In 2004, Koonin took a leave of absence from his faculty appointment at Caltech to serve as chief scientist for BP, based in London, where he was responsible for guiding the company's long-range technology strategy, particularly in alternative and renewable energy sources.
Koonin is a longtime member and past chair of JASON, advisors to the U.S. government on technical issues associated with national security.
He is a member of the Council for Foreign Relations and the Trilateral Commission and has served on a number of advisory committees for the National Science Foundation, the Department of Energy, and the Department of Defense and its various national laboratories. He is a fellow of the American Physical Society, the American Association for the Advancement of Science, and the American Academy of Arts and Sciences. His research interests include theoretical and computational physics, nuclear astrophysics, and global environmental science.
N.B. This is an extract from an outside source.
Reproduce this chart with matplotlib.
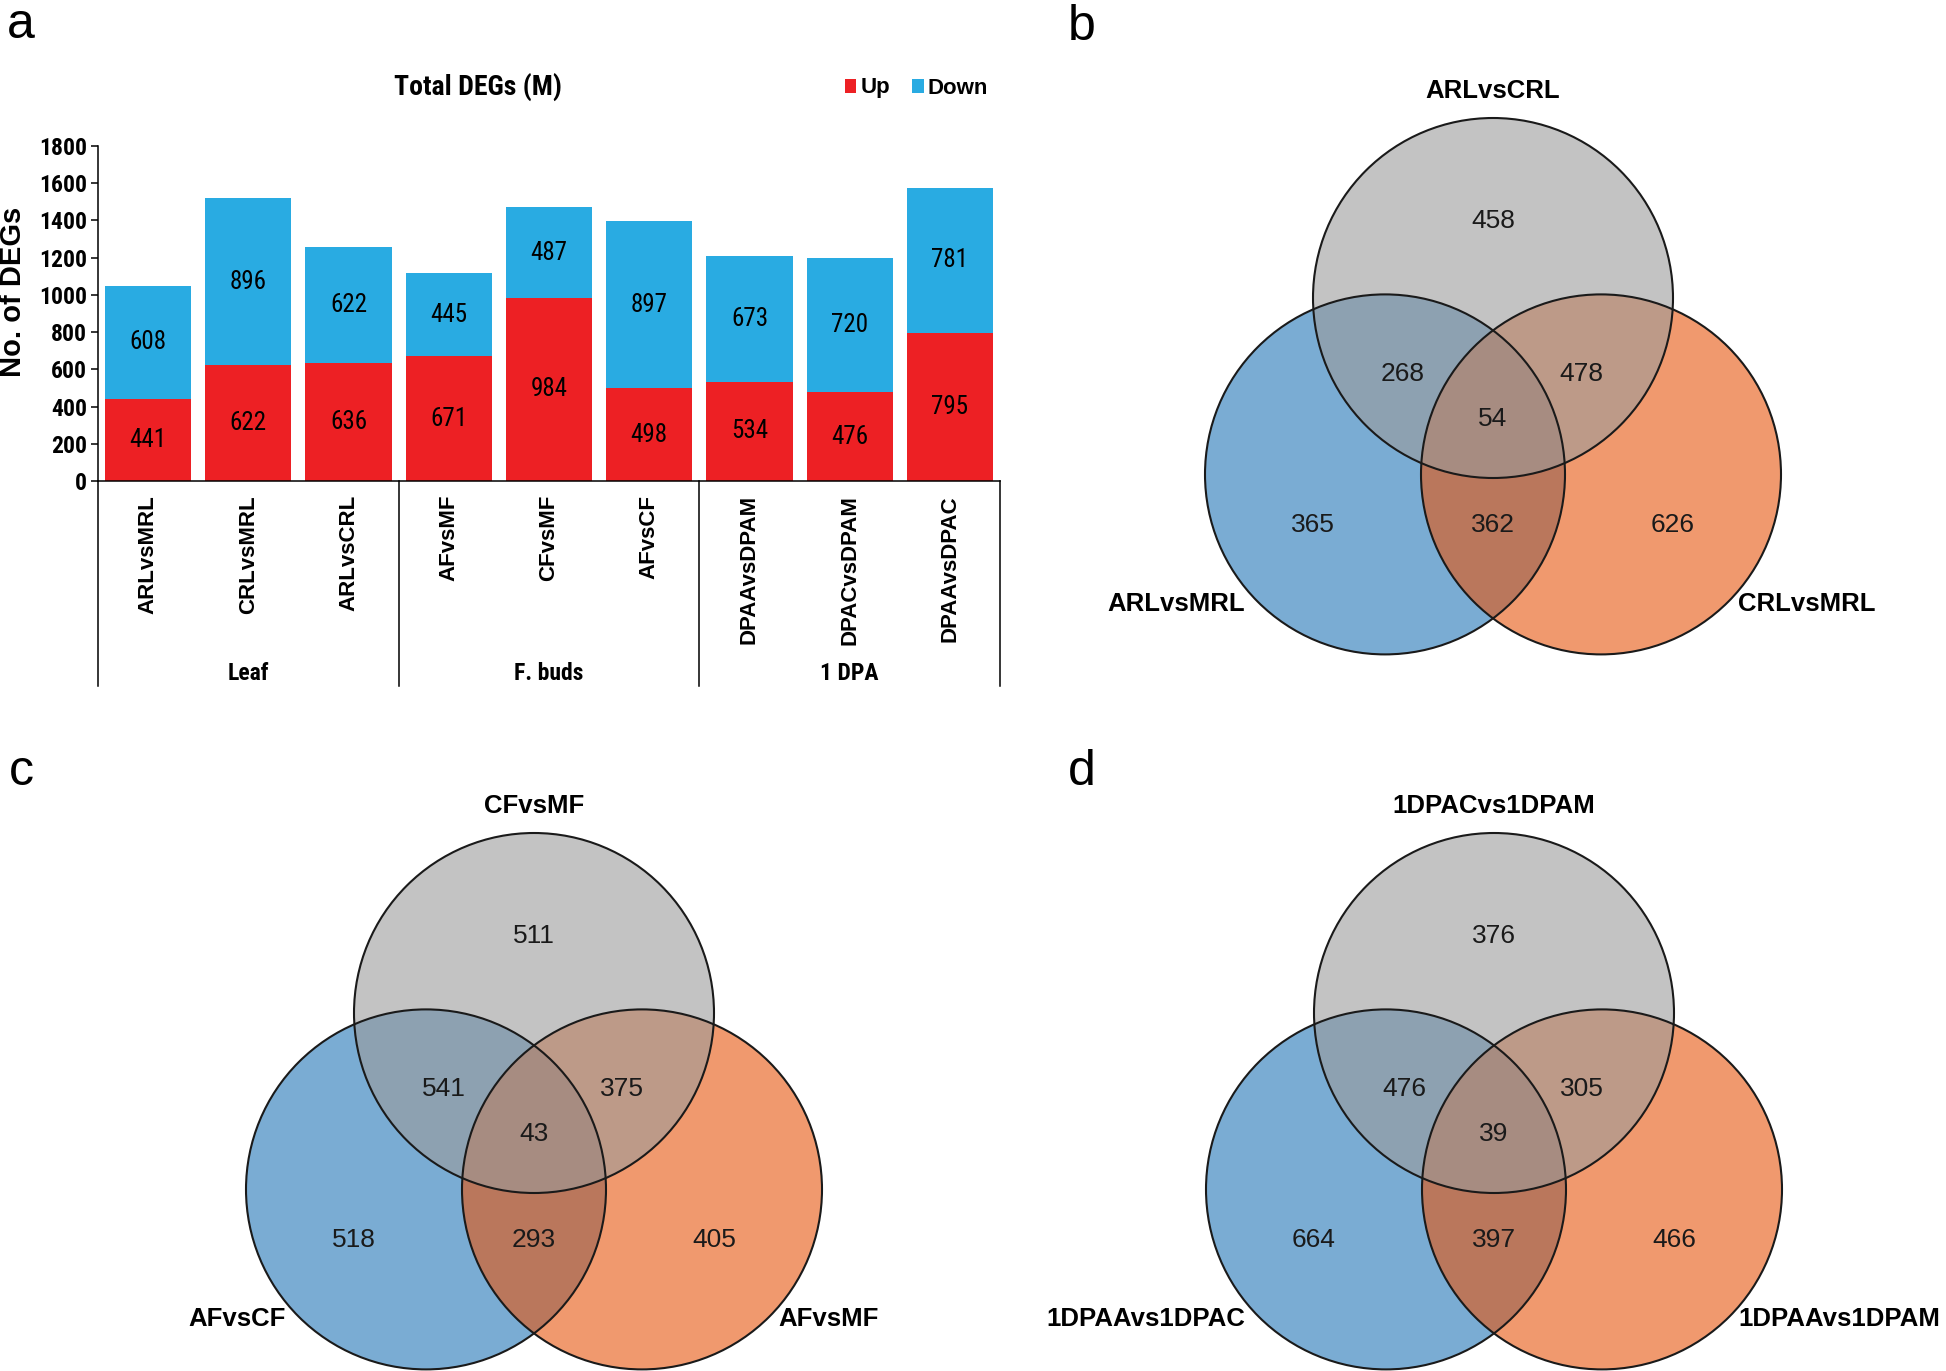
import matplotlib
matplotlib.use("Agg")
import matplotlib.pyplot as plt
import matplotlib.font_manager as fm
from matplotlib.patches import Circle
from matplotlib.transforms import blended_transform_factory

# ---- data ----
categories = ['ARLvsMRL', 'CRLvsMRL', 'ARLvsCRL',
              'AFvsMF', 'CFvsMF', 'AFvsCF',
              'DPAAvsDPAM', 'DPACvsDPAM', 'DPAAvsDPAC']
groups = ['Leaf', 'F. buds', '1 DPA']
group_size = [3, 3, 3]
up = [441, 622, 636, 671, 984, 498, 534, 476, 795]
down = [608, 896, 622, 445, 487, 897, 673, 720, 781]

# venn counts: only top, top&left, top&right, all three, only left, left&right, only right
venn_b_sets = ['ARLvsCRL', 'ARLvsMRL', 'CRLvsMRL']
venn_b_counts = [458, 268, 478, 54, 365, 362, 626]
venn_c_sets = ['CFvsMF', 'AFvsCF', 'AFvsMF']
venn_c_counts = [511, 541, 375, 43, 518, 293, 405]
venn_d_sets = ['1DPACvs1DPAM', '1DPAAvs1DPAC', '1DPAAvs1DPAM']
venn_d_counts = [376, 476, 305, 39, 664, 397, 466]

names = {f.name for f in fm.fontManager.ttflist}
SANS = 'Liberation Sans' if 'Liberation Sans' in names else 'DejaVu Sans'
NARROW = SANS
for cand in ['Liberation Sans Narrow', 'Arial Narrow', 'Roboto Condensed',
             'Open Sans Condensed', 'Noto Sans Condensed']:
    if cand in names:
        NARROW = cand
        break
plt.rcParams['font.family'] = SANS

W, H = 1946, 1371
fig = plt.figure(figsize=(W / 100, H / 100), dpi=100)

RED = '#ED2024'
BLUE = '#29ABE2'

# ---- panel a: stacked bars ----
ax = fig.add_axes([98 / W, 1 - 481 / H, 902 / W, 335 / H])
x = list(range(len(categories)))
b1 = ax.bar(x, up, width=0.86, color=RED, label='Up')
b2 = ax.bar(x, down, width=0.86, bottom=up, color=BLUE, label='Down')
for i in x:
    ax.text(i, up[i] / 2, str(up[i]), ha='center', va='center',
            fontsize=18, family=NARROW)
    ax.text(i, up[i] + down[i] / 2, str(down[i]), ha='center', va='center',
            fontsize=18, family=NARROW)

ax.set_xlim(-0.5, len(categories) - 0.5)
ax.set_ylim(0, 1800)
ax.set_yticks(range(0, 1801, 200))
for t in ax.get_yticklabels():
    t.set_fontfamily(NARROW)
    t.set_fontweight('bold')
    t.set_fontsize(17)
ax.tick_params(axis='y', length=5, width=1.1, pad=3)
ax.set_xticks(x)
ax.set_xticklabels(categories, rotation=90, ha='center', va='top',
                   fontsize=16, fontweight='bold')
ax.tick_params(axis='x', length=0, pad=10)
ax.spines['top'].set_visible(False)
ax.spines['right'].set_visible(False)
for s in ('left', 'bottom'):
    ax.spines[s].set_linewidth(1.1)

# group separators and group labels under the category labels
trans = blended_transform_factory(ax.transData, ax.transAxes)
ybot = -205 / 335
edges = [-0.5]
for n in group_size:
    edges.append(edges[-1] + n)
for e in edges:
    ax.plot([e, e], [0, ybot], color='black', lw=1.1, transform=trans,
            clip_on=False)
for g, lo, hi in zip(groups, edges[:-1], edges[1:]):
    ax.text((lo + hi) / 2, -193 / 335, g, transform=trans, ha='center',
            va='center', fontsize=17, fontweight='bold', family=NARROW)

fig.text(13 / W, 1 - 292 / H, 'No. of DEGs', rotation=90, ha='center',
         va='center', fontsize=21, fontweight='bold')
fig.text(478 / W, 1 - 87 / H, 'Total DEGs (M)', ha='center', va='center',
         fontsize=20, fontweight='bold', family=NARROW)
fig.legend(handles=[b1, b2], labels=['Up', 'Down'], ncol=2, frameon=False,
           loc='center left', bbox_to_anchor=(845 / W, 1 - 88 / H),
           handlelength=0.5, handleheight=0.6, handletextpad=0.2,
           columnspacing=1.0, borderpad=0, borderaxespad=0,
           prop={'weight': 'bold', 'size': 16})

# ---- venn panels ----
ov = fig.add_axes([0, 0, 1, 1])
ov.set_xlim(0, W)
ov.set_ylim(H, 0)
ov.axis('off')
ov.patch.set_visible(False)

R = 180
circ_off = [(0, 0), (-0.6, 0.98), (0.6, 0.98)]   # top, left, right
fills = ['#9B9B9B', '#2176B7', '#E6550D']
num_off = [(0, -0.43), (-0.5, 0.42), (0.49, 0.42), (0, 0.67),
           (-1.0, 1.26), (0, 1.26), (1.0, 1.26)]


def venn(cx, cy, sets, counts):
    for k in (1, 2, 0):
        dx, dy = circ_off[k]
        ov.add_patch(Circle((cx + dx * R, cy + dy * R), R, facecolor=fills[k],
                            alpha=0.6, edgecolor='none'))
    for dx, dy in circ_off:
        ov.add_patch(Circle((cx + dx * R, cy + dy * R), R, fill=False,
                            edgecolor='#1a1a1a', lw=1.5))
    for (dx, dy), c in zip(num_off, counts):
        ov.text(cx + dx * R, cy + dy * R, str(c), ha='center', va='center',
                fontsize=19, color='#1a1a1a')
    ov.text(cx, cy - 1.15 * R, sets[0], ha='center', va='center',
            fontsize=18.5, fontweight='bold')
    ov.text(cx - 1.38 * R, cy + 1.70 * R, sets[1], ha='right', va='center',
            fontsize=18.5, fontweight='bold')
    ov.text(cx + 1.36 * R, cy + 1.70 * R, sets[2], ha='left', va='center',
            fontsize=18.5, fontweight='bold')


venn(1493, 298, venn_b_sets, venn_b_counts)
venn(534, 1013, venn_c_sets, venn_c_counts)
venn(1494, 1013, venn_d_sets, venn_d_counts)

for letter, px, py in [('a', 21, 25), ('b', 1082, 27), ('c', 21, 772), ('d', 1082, 772)]:
    fig.text(px / W, 1 - py / H, letter, ha='center', va='center', fontsize=36)

fig.savefig('out.png', dpi=100)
Koonin, who was born in Brooklyn, New York, earned his bachelor's degree in physics from Caltech in 1972, and a PhD in theoretical physics from MIT in 1975. He joined the Caltech faculty in 1975, became a full professor of theoretical physics in 1981, and served as chair of the faculty from 1989 to 1991.
Early in his career, Koonin was a research fellow at the Niels Bohr Institute from 1976 to 1977 and an Alfred P. Sloan Foundation Fellow from 1977 to 1979. In 1985 he received the Humboldt Senior U.S. Scientist Award and in 1999, the E. O. Lawrence Award in Physics from the Department of Energy. Koonin currently holds a position as a visiting associate in physics at Caltech.